Your instructions —
Copy, exactly and only, the lines from the one with "Emit a LaTeX" up to and including the one with "width=1.3pt,minimum width=45pt,minimum height=42pt,inner", leaving pictures out.

Records to use —

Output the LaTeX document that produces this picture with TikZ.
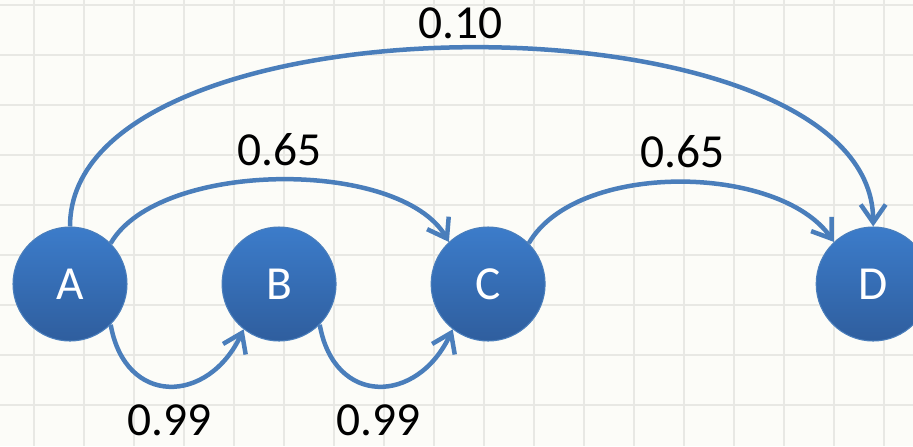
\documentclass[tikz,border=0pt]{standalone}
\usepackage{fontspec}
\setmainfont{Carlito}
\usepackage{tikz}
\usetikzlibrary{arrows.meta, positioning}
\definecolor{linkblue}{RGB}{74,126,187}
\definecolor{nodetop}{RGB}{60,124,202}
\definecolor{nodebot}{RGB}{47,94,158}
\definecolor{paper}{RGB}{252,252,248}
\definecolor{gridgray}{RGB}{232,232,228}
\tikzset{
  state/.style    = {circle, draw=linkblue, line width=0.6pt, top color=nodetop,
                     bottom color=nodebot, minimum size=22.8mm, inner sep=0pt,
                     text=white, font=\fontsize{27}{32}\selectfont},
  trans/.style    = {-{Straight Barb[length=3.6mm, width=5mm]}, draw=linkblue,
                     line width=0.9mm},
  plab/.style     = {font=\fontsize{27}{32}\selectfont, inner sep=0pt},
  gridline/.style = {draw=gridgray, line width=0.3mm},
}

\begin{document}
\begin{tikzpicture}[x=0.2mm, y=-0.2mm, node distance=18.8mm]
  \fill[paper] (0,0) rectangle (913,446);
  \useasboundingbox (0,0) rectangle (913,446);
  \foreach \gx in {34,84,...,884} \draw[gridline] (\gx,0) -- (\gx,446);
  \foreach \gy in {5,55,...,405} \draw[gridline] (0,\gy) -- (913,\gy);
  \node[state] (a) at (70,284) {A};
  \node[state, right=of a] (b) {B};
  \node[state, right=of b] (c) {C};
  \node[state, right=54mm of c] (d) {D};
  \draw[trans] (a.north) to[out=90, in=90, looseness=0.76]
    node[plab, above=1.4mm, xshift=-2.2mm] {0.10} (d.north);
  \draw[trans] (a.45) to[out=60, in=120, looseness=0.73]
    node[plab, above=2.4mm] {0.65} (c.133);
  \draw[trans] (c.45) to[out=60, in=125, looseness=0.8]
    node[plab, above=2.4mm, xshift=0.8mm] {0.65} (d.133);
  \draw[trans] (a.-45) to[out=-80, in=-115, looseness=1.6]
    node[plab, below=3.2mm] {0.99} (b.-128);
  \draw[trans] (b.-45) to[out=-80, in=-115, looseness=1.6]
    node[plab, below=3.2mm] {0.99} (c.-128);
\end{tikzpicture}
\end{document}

==

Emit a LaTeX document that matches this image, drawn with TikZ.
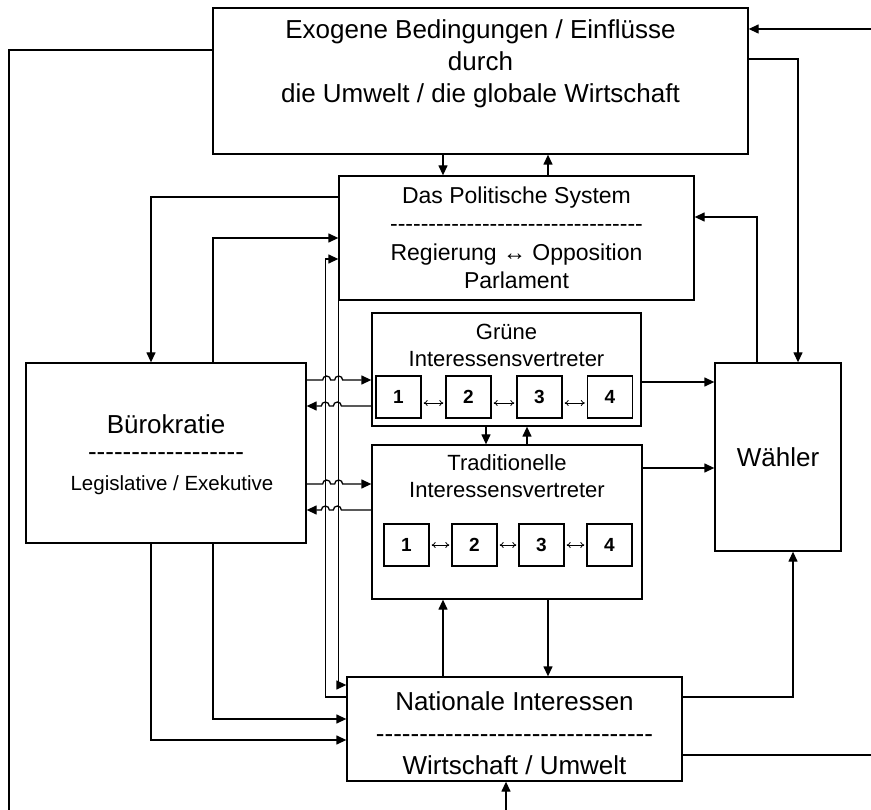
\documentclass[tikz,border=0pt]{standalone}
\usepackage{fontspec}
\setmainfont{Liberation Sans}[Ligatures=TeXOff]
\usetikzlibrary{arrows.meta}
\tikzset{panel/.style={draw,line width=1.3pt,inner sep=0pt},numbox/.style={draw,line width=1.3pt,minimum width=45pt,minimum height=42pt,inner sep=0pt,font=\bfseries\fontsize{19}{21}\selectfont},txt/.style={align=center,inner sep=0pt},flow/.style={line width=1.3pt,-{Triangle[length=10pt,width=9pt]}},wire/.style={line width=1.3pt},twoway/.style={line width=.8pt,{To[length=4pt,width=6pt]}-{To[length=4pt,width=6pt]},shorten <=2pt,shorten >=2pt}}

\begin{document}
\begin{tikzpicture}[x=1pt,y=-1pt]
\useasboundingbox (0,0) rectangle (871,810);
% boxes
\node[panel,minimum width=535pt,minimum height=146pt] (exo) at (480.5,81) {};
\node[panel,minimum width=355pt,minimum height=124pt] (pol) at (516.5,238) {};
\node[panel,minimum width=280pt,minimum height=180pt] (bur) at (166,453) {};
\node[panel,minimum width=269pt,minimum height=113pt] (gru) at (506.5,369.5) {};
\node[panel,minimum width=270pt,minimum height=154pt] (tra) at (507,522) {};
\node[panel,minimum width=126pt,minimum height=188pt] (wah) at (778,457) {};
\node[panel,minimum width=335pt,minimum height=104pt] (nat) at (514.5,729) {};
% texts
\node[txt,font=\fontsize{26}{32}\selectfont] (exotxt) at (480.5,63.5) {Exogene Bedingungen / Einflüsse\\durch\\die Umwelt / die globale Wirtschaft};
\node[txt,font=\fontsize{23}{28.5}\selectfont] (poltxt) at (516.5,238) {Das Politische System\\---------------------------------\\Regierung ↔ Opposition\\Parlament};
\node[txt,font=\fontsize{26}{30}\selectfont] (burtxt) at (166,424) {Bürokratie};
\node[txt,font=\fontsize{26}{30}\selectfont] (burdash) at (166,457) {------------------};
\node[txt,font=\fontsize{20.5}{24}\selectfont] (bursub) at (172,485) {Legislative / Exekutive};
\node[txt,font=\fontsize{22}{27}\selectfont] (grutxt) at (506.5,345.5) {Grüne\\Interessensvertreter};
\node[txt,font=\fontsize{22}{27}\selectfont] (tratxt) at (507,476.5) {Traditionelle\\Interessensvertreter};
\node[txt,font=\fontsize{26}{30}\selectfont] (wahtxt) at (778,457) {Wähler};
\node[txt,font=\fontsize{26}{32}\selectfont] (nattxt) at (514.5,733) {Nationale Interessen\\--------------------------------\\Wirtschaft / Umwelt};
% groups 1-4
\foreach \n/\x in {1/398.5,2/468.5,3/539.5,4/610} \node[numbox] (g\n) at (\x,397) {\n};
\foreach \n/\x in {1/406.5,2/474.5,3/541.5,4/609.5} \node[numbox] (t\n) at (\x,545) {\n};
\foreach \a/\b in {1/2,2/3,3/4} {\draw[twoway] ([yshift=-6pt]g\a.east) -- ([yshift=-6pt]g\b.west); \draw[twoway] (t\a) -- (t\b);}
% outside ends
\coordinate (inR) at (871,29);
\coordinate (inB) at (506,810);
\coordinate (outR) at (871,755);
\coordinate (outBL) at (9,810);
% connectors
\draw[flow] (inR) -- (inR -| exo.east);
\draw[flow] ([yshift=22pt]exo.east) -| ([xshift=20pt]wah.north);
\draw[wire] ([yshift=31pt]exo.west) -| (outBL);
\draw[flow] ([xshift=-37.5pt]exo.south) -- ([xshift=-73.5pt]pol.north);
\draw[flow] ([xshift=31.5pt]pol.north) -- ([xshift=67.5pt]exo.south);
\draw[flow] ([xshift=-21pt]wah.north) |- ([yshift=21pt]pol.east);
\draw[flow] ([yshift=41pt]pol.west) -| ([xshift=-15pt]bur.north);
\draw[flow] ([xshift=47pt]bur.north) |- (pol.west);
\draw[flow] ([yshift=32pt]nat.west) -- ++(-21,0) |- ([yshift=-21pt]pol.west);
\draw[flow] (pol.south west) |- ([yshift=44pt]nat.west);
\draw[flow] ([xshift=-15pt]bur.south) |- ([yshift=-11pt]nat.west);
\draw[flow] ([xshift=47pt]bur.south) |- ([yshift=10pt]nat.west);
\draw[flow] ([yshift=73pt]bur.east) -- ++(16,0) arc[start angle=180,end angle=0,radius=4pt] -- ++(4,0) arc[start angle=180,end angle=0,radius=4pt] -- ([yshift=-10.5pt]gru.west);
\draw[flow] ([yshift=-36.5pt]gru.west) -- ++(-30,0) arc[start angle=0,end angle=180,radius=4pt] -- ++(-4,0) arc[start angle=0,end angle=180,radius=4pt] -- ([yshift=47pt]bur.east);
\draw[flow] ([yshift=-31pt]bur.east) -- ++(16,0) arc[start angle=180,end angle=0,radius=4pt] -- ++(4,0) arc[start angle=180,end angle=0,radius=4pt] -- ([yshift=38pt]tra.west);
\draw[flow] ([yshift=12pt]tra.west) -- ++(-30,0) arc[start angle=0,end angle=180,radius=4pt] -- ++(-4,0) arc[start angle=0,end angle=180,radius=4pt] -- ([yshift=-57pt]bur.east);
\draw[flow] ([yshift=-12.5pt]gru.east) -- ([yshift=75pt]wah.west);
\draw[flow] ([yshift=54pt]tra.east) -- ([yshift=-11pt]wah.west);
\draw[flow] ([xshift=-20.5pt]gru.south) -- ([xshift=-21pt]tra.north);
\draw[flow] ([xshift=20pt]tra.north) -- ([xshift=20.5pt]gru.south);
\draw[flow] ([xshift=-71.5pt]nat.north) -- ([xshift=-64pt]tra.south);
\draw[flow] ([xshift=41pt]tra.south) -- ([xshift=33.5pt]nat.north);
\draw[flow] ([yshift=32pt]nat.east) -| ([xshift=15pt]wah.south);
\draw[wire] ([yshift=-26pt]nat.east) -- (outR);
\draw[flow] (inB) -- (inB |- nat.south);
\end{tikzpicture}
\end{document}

Exercise solution —
Emit a LaTeX document that matches this image, drawn with TikZ.
\documentclass[tikz,border=0pt]{standalone}
\usepackage{fontspec}
\setmainfont{Liberation Sans}[Ligatures=TeXOff]
\usetikzlibrary{arrows.meta}
\tikzset{panel/.style={draw,line width=1.3pt,inner sep=0pt},numbox/.style={draw,line width=1.3pt,minimum width=45pt,minimum height=42pt,inner sep=0pt,font=\bfseries\fontsize{19}{21}\selectfont},txt/.style={align=center,inner sep=0pt},flow/.style={line width=1.3pt,-{Triangle[length=10pt,width=9pt]}},wire/.style={line width=1.3pt},twoway/.style={line width=.8pt,{To[length=4pt,width=6pt]}-{To[length=4pt,width=6pt]},shorten <=2pt,shorten >=2pt}}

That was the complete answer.